▶ [AIM]
Reproduce every record exactly as it appears, but not the pictures.

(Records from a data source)
------------------------------------------------------------

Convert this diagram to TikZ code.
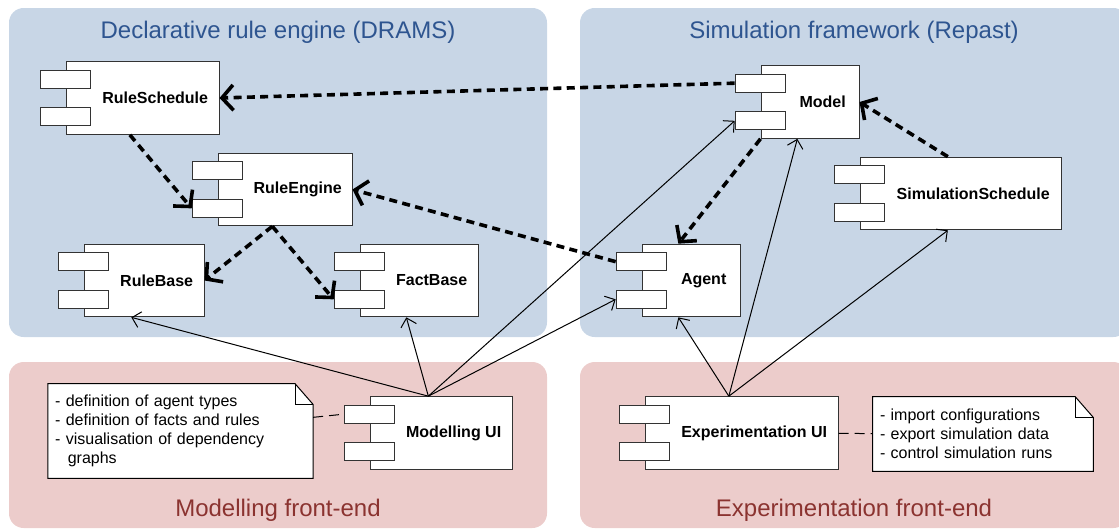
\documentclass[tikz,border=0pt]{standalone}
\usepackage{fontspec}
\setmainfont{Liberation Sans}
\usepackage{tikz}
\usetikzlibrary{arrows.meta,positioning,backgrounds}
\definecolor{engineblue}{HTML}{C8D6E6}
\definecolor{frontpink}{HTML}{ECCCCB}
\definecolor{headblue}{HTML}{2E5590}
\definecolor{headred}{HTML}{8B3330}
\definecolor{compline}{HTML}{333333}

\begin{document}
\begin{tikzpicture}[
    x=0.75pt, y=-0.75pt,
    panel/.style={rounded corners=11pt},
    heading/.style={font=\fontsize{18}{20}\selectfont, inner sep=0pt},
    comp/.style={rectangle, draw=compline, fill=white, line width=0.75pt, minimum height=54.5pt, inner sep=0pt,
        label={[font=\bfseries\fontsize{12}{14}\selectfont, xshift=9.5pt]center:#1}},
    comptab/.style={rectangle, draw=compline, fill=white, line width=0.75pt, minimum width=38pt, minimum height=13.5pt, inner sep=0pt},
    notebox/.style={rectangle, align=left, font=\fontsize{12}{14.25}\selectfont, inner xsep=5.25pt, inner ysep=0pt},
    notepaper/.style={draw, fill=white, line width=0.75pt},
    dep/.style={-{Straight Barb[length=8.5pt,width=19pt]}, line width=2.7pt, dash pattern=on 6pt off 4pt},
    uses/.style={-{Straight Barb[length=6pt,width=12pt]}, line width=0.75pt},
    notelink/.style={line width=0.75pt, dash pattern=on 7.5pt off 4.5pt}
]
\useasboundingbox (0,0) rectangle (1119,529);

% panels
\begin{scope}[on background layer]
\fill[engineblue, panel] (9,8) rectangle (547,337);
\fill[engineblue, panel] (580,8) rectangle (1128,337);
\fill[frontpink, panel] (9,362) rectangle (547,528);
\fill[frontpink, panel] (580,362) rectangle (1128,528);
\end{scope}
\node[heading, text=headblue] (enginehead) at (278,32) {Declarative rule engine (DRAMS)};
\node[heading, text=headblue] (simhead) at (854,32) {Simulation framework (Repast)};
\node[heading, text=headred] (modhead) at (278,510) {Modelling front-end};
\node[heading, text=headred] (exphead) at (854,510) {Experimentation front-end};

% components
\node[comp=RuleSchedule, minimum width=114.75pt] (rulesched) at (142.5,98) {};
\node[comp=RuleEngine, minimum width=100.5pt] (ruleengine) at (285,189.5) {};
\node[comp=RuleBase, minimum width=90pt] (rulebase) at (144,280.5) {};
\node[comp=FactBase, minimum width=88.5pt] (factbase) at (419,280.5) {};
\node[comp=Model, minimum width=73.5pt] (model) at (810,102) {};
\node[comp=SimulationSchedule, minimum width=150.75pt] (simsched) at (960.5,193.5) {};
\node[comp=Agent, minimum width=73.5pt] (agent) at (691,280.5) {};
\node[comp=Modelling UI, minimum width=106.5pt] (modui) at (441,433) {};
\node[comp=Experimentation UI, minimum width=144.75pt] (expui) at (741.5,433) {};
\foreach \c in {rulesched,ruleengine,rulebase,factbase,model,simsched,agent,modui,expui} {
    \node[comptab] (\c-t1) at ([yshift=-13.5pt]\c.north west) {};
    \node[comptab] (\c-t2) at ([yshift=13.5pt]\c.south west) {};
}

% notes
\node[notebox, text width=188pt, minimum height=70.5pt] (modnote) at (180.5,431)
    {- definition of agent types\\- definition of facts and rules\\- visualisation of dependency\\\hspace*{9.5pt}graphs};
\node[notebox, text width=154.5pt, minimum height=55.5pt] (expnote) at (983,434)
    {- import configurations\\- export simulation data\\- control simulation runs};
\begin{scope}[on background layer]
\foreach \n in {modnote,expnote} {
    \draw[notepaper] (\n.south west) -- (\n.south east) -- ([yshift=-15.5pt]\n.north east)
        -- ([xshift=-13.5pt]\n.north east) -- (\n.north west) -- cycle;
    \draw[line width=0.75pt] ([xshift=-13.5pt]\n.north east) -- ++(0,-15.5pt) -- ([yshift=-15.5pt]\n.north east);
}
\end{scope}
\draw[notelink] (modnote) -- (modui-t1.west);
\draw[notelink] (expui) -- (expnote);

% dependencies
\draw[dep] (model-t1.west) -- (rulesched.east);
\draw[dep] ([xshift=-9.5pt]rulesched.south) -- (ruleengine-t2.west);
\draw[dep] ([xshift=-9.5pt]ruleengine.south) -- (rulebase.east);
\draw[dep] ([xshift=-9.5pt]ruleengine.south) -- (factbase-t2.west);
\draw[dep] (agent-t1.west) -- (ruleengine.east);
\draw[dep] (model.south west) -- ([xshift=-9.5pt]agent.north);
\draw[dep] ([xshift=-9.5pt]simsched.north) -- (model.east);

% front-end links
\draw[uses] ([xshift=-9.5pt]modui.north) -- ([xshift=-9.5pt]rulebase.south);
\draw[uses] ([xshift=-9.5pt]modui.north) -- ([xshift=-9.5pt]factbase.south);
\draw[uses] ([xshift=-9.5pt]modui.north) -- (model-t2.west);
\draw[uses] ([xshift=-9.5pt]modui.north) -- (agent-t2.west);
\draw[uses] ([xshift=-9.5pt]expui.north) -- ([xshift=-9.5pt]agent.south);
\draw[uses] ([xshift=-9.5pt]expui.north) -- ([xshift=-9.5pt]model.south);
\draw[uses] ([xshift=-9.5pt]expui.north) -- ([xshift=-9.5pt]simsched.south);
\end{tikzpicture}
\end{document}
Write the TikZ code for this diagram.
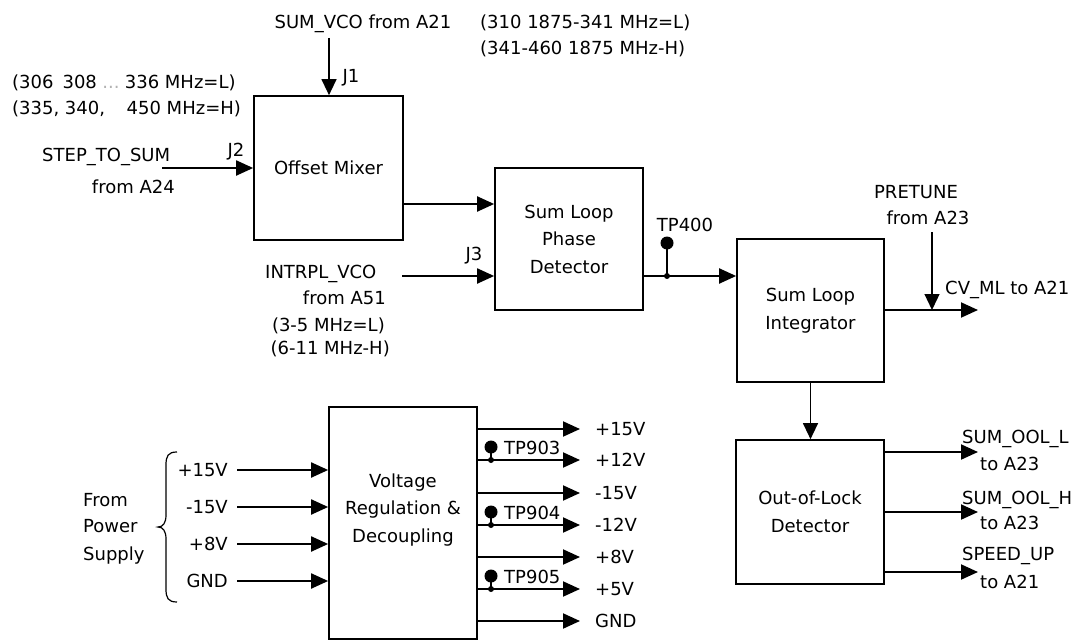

------------------------------------------------------------

▶ [WRITTEN RESPONSE]
Convert this diagram to TikZ code.
\documentclass[tikz,border=0pt]{standalone}
\usepackage{fontspec}
\setmainfont{Liberation Sans}
\usepackage{tikz}
\usetikzlibrary{arrows.meta,positioning,backgrounds}
\definecolor{engineblue}{HTML}{C8D6E6}
\definecolor{frontpink}{HTML}{ECCCCB}
\definecolor{headblue}{HTML}{2E5590}
\definecolor{headred}{HTML}{8B3330}
\definecolor{compline}{HTML}{333333}

\begin{document}
\begin{tikzpicture}[
    x=0.75pt, y=-0.75pt,
    panel/.style={rounded corners=11pt},
    heading/.style={font=\fontsize{18}{20}\selectfont, inner sep=0pt},
    comp/.style={rectangle, draw=compline, fill=white, line width=0.75pt, minimum height=54.5pt, inner sep=0pt,
        label={[font=\bfseries\fontsize{12}{14}\selectfont, xshift=9.5pt]center:#1}},
    comptab/.style={rectangle, draw=compline, fill=white, line width=0.75pt, minimum width=38pt, minimum height=13.5pt, inner sep=0pt},
    notebox/.style={rectangle, align=left, font=\fontsize{12}{14.25}\selectfont, inner xsep=5.25pt, inner ysep=0pt},
    notepaper/.style={draw, fill=white, line width=0.75pt},
    dep/.style={-{Straight Barb[length=8.5pt,width=19pt]}, line width=2.7pt, dash pattern=on 6pt off 4pt},
    uses/.style={-{Straight Barb[length=6pt,width=12pt]}, line width=0.75pt},
    notelink/.style={line width=0.75pt, dash pattern=on 7.5pt off 4.5pt}
]
\useasboundingbox (0,0) rectangle (1119,529);

% panels
\begin{scope}[on background layer]
\fill[engineblue, panel] (9,8) rectangle (547,337);
\fill[engineblue, panel] (580,8) rectangle (1128,337);
\fill[frontpink, panel] (9,362) rectangle (547,528);
\fill[frontpink, panel] (580,362) rectangle (1128,528);
\end{scope}
\node[heading, text=headblue] (enginehead) at (278,32) {Declarative rule engine (DRAMS)};
\node[heading, text=headblue] (simhead) at (854,32) {Simulation framework (Repast)};
\node[heading, text=headred] (modhead) at (278,510) {Modelling front-end};
\node[heading, text=headred] (exphead) at (854,510) {Experimentation front-end};

% components
\node[comp=RuleSchedule, minimum width=114.75pt] (rulesched) at (142.5,98) {};
\node[comp=RuleEngine, minimum width=100.5pt] (ruleengine) at (285,189.5) {};
\node[comp=RuleBase, minimum width=90pt] (rulebase) at (144,280.5) {};
\node[comp=FactBase, minimum width=88.5pt] (factbase) at (419,280.5) {};
\node[comp=Model, minimum width=73.5pt] (model) at (810,102) {};
\node[comp=SimulationSchedule, minimum width=150.75pt] (simsched) at (960.5,193.5) {};
\node[comp=Agent, minimum width=73.5pt] (agent) at (691,280.5) {};
\node[comp=Modelling UI, minimum width=106.5pt] (modui) at (441,433) {};
\node[comp=Experimentation UI, minimum width=144.75pt] (expui) at (741.5,433) {};
\foreach \c in {rulesched,ruleengine,rulebase,factbase,model,simsched,agent,modui,expui} {
    \node[comptab] (\c-t1) at ([yshift=-13.5pt]\c.north west) {};
    \node[comptab] (\c-t2) at ([yshift=13.5pt]\c.south west) {};
}

% notes
\node[notebox, text width=188pt, minimum height=70.5pt] (modnote) at (180.5,431)
    {- definition of agent types\\- definition of facts and rules\\- visualisation of dependency\\\hspace*{9.5pt}graphs};
\node[notebox, text width=154.5pt, minimum height=55.5pt] (expnote) at (983,434)
    {- import configurations\\- export simulation data\\- control simulation runs};
\begin{scope}[on background layer]
\foreach \n in {modnote,expnote} {
    \draw[notepaper] (\n.south west) -- (\n.south east) -- ([yshift=-15.5pt]\n.north east)
        -- ([xshift=-13.5pt]\n.north east) -- (\n.north west) -- cycle;
    \draw[line width=0.75pt] ([xshift=-13.5pt]\n.north east) -- ++(0,-15.5pt) -- ([yshift=-15.5pt]\n.north east);
}
\end{scope}
\draw[notelink] (modnote) -- (modui-t1.west);
\draw[notelink] (expui) -- (expnote);

% dependencies
\draw[dep] (model-t1.west) -- (rulesched.east);
\draw[dep] ([xshift=-9.5pt]rulesched.south) -- (ruleengine-t2.west);
\draw[dep] ([xshift=-9.5pt]ruleengine.south) -- (rulebase.east);
\draw[dep] ([xshift=-9.5pt]ruleengine.south) -- (factbase-t2.west);
\draw[dep] (agent-t1.west) -- (ruleengine.east);
\draw[dep] (model.south west) -- ([xshift=-9.5pt]agent.north);
\draw[dep] ([xshift=-9.5pt]simsched.north) -- (model.east);

% front-end links
\draw[uses] ([xshift=-9.5pt]modui.north) -- ([xshift=-9.5pt]rulebase.south);
\draw[uses] ([xshift=-9.5pt]modui.north) -- ([xshift=-9.5pt]factbase.south);
\draw[uses] ([xshift=-9.5pt]modui.north) -- (model-t2.west);
\draw[uses] ([xshift=-9.5pt]modui.north) -- (agent-t2.west);
\draw[uses] ([xshift=-9.5pt]expui.north) -- ([xshift=-9.5pt]agent.south);
\draw[uses] ([xshift=-9.5pt]expui.north) -- ([xshift=-9.5pt]model.south);
\draw[uses] ([xshift=-9.5pt]expui.north) -- ([xshift=-9.5pt]simsched.south);
\end{tikzpicture}
\end{document}
Write the TikZ code for this diagram.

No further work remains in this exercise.